Engineering and design

Engineering Mathematics 2

Module code: H1042
Level 5
15 credits in autumn semester
Teaching method: Lecture, Workshop
Assessment modes: Coursework, Unseen examination

The Engineering Mathematics 2 module is divided into two sections.

The first builds on the mathematics you studied in the first year as  you further study the solution of linear differential equations of various types – a topic of considerable importance in engineering analysis. You’ll also look at methods of transforming linear differential equations into the frequency domain using the Laplace transform, a method that is central to the analysis of modern engineering control systems. Additionally you’ll consider basic methods for numerically solving first order ordinary differential equations. You’ll also explore solution methods for some of the partial differential equations common in engineering analysis, such as the heat and wave equations.

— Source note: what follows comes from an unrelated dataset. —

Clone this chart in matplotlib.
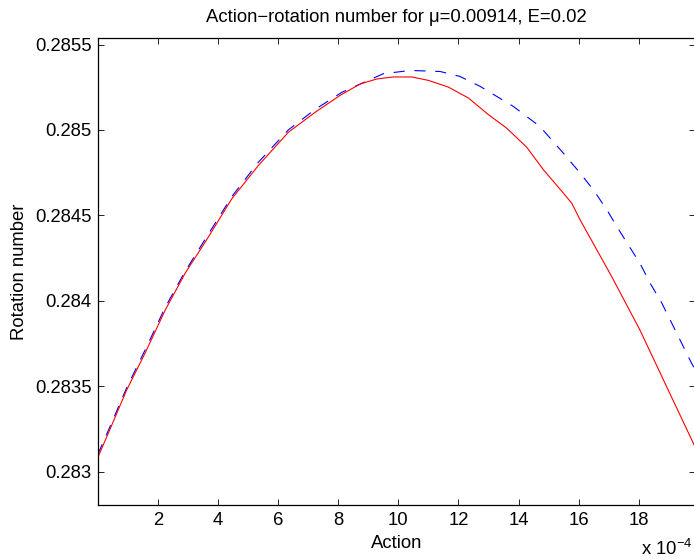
import matplotlib
matplotlib.use("Agg")
import matplotlib.pyplot as plt

plt.rcParams['font.family'] = ['Liberation Sans', 'DejaVu Sans']
plt.rcParams['font.size'] = 13.3
plt.rcParams['lines.scale_dashes'] = False

# action in units of 1e-4
action_red = [0.0, 0.02, 0.35, 0.96, 1.57, 2.24, 2.90, 3.68, 4.46, 5.34, 6.34,
              7.23, 8.06, 8.73, 9.28, 9.83, 10.45, 11.0, 11.66, 12.33, 13.0,
              13.6, 14.27, 14.83, 15.4, 15.77, 16.05, 17.1, 18.04, 19.87]
rot_red = [0.28302, 0.28309, 0.283224, 0.283477, 0.283692, 0.283944, 0.284159,
           0.284373, 0.284597, 0.284791, 0.284986, 0.285103, 0.285202, 0.285269,
           0.285298, 0.28531, 0.28531, 0.28529, 0.285251, 0.285187, 0.285089,
           0.285011, 0.284899, 0.284766, 0.284649, 0.284571, 0.284473, 0.284141,
           0.283828, 0.283145]

action_blue = [0.0, 0.35, 0.96, 1.57, 2.24, 2.90, 3.68, 4.46, 5.34, 6.34, 7.23,
               8.12, 9.5, 10.4, 11.39, 12.05, 12.72, 13.83, 14.71, 15.49, 16.05,
               16.49, 16.94, 17.27, 17.65, 18.04, 18.38, 18.77, 19.10, 19.43,
               19.76, 19.87]
rot_blue = [0.2831, 0.28324, 0.28349, 0.28371, 0.28396, 0.28417, 0.28439,
            0.28461, 0.28481, 0.285, 0.28512, 0.28522, 0.285329, 0.285348,
            0.285342, 0.285313, 0.285255, 0.285137, 0.28502, 0.284864, 0.284747,
            0.284649, 0.284532, 0.284434, 0.284327, 0.284219, 0.284102, 0.283985,
            0.283868, 0.28375, 0.283633, 0.2836]

xticks = [2, 4, 6, 8, 10, 12, 14, 16, 18]
yticks = [0.283, 0.2835, 0.284, 0.2845, 0.285, 0.2855]
ytick_labels = ['0.283', '0.2835', '0.284', '0.2845', '0.285', '0.2855']

fig = plt.figure(figsize=(6.94, 5.59), dpi=100)
ax = fig.add_axes([0.1409, 0.0966, 0.8605, 0.8354])

ax.plot(action_blue, rot_blue, color='blue', linestyle=(0, (8, 7)), linewidth=0.8)
ax.plot(action_red, rot_red, color='red', linewidth=0.8)

ax.set_xlim(0, 19.87)
ax.set_ylim(0.282804, 0.285538)
ax.set_xticks(xticks)
ax.set_yticks(yticks)
ax.set_yticklabels(ytick_labels)
ax.tick_params(direction='in', length=4.5, width=0.6, top=True, right=True,
               labelsize=13.3)
ax.tick_params(axis='x', pad=5)
ax.tick_params(axis='y', pad=4.3)
for sp in ax.spines.values():
    sp.set_linewidth(0.9)

ax.set_xlabel('Action', labelpad=4)
ax.set_ylabel('Rotation number', labelpad=5.5)
fig.text(0.5712, 1 - 21.5 / 559, 'Action\u2212rotation number for \u03bc=0.00914, E=0.02',
         ha='center', va='baseline', fontsize=13.3)
# exponent label, tucked into the bottom-right corner
fig.text(0.998, 4 / 559, 'x 10$^{\\mathregular{\u22124}}$', ha='right',
         va='baseline', fontsize=13.3)

fig.savefig('out.png', dpi=100)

The second section of the module introduces you to probability theory and statistical methods, illustrated with examples showing how these concepts can be used to gain estimates of the outcomes of the complex interactions that often occur in real engineering systems.

Topics include:

  • revision of first order and second order differential equation time domain solution methods
  • Laplace transform and associated theorems; convolution
  • solution of ODEs via the Laplace transform
  • numerical solution of first order ODEs
  • partial differential equations; separation of variables; outline of Fourier series solution; Laplace, Poisson, heat and wave equations
  • probability: random variables; Bayes’ theorem; continuous and discrete distribution and density functions; expectations; normal distribution; central limit theorem; estimation of parameters; moment and maximum likelihood methods; student’s t-test; confidence intervals; quality control; acceptance sampling; reliability; failure rates; the Weibull distribution.

Pre-requisite

Engineering Maths 1A
Engineering Maths 1B
Programming for Engineers

Module learning outcomes

  • Understand the essential features and properties of ordinary differential equations;
  • Apply different solution methodologies to ordinary differential equations including classical linear theory, Laplace transforms, and numerical methods, in order to gain physical insight into solutions.
  • Apply solution methods to partial differential equations commonly encountered in engineering with examples of detailed solution methods for the heat and wave equations.
  • Understand the essentials of probability theory and statistics, and how inferences from sampled data can be quantified and used to make meaningful decisions.